Fabio Panetta, a board member of the European Central Bank (ECB), has emphasized the importance of a digital euro to ensure that central bank money continues to be used as people increasingly turn to digital currencies. In an interview with Les Echos, Panetta, who is leading the ECB’s central bank digital currency (CBDC) project, said a digital euro would be imperative should cash one day die out.
Digital Euro to Co-Exist with Traditional Cash Banknotes
Panetta clarified that the digital euro is not intended to replace traditional cash banknotes, and the ECB will continue to issue them as long as there is demand. He added that the ECB is continuously improving its banknotes to prevent counterfeiting and will soon launch a new series with updated technology. The ECB will also ensure no adverse impact on the banking system.
Timeline for Digital Euro Launch
Panetta revealed that the digital euro project would likely launch in three to four years if all stages of the process go smoothly. Currently, there are 50 people working on developing the digital euro and assessing its impact on the financial system. The European Commission is also preparing legislation to create a regulatory framework for the CBDC, which is slated to be presented in June. Once the legislative proposal is in place, the ECB Governing Council will deliberate on whether to launch a preparation and testing phase in October. The testing phase is expected to take two to three years, which puts the launch window for the digital euro at roughly three to four years if all member states agree to do so.

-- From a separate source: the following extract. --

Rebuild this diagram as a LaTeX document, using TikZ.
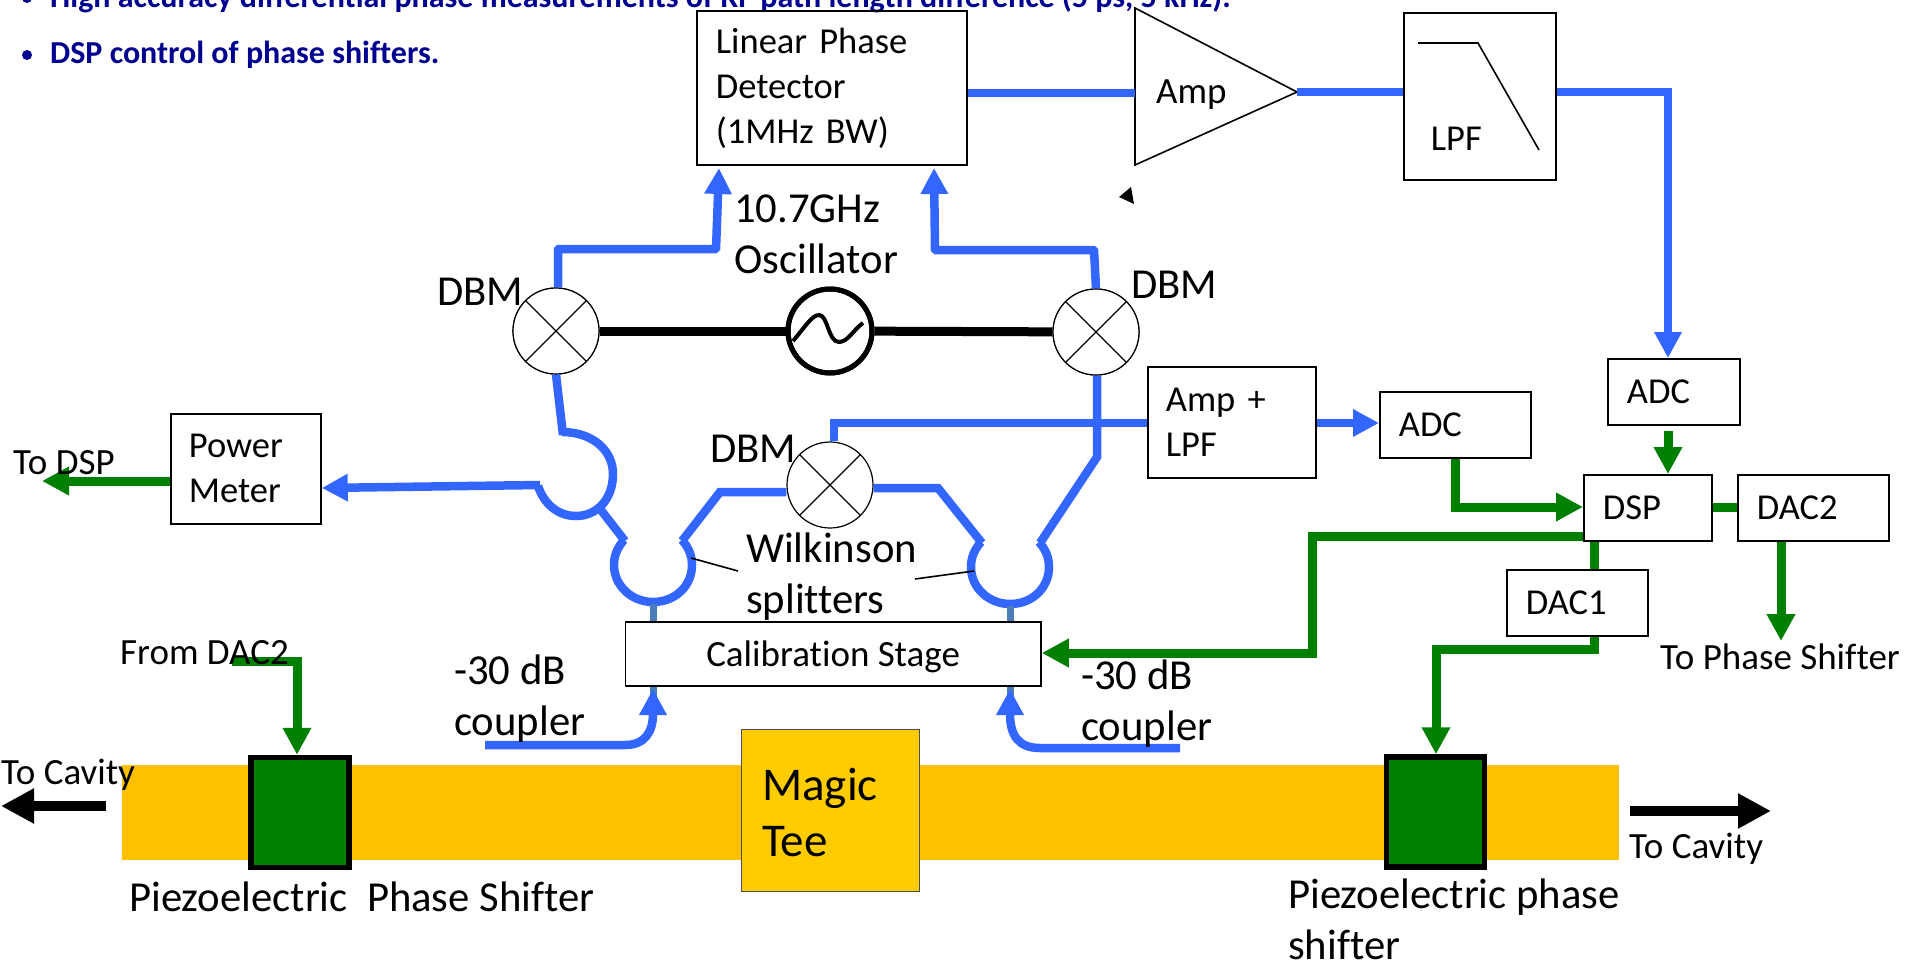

Privacy Concerns Addressed
Many in the industry are concerned that CBDCs, and specifically the digital euro, will allow central banks to violate the financial privacy of citizens and enable governments to impose limitations on spending. Panetta responded to these concerns, saying that the ECB would not have access to personal data. He added that personal data and information would only be provided to financial intermediaries who have no obligation to share it with regulators. Panetta acknowledged that while privacy concerns around data and identity are necessary to combat illegal financial activities, there needs to be a balance between preserving confidentiality and fighting illicit financial activity. The balance will be determined by the legislator, with some prioritizing confidentiality and others prioritizing the fight against illegal activities.
The ECB is taking steps towards the launch of a digital euro to ensure the continued use of central bank money in a world where digital currencies are becoming increasingly popular. The digital euro will co-exist with traditional cash banknotes, and the ECB will ensure no adverse impact on the banking system. Despite privacy concerns, Panetta assured that personal data would not be accessible to the ECB and would only be provided to financial intermediaries. The timeline for the launch of the digital euro is expected to be roughly three to four years if all member states agree to do so.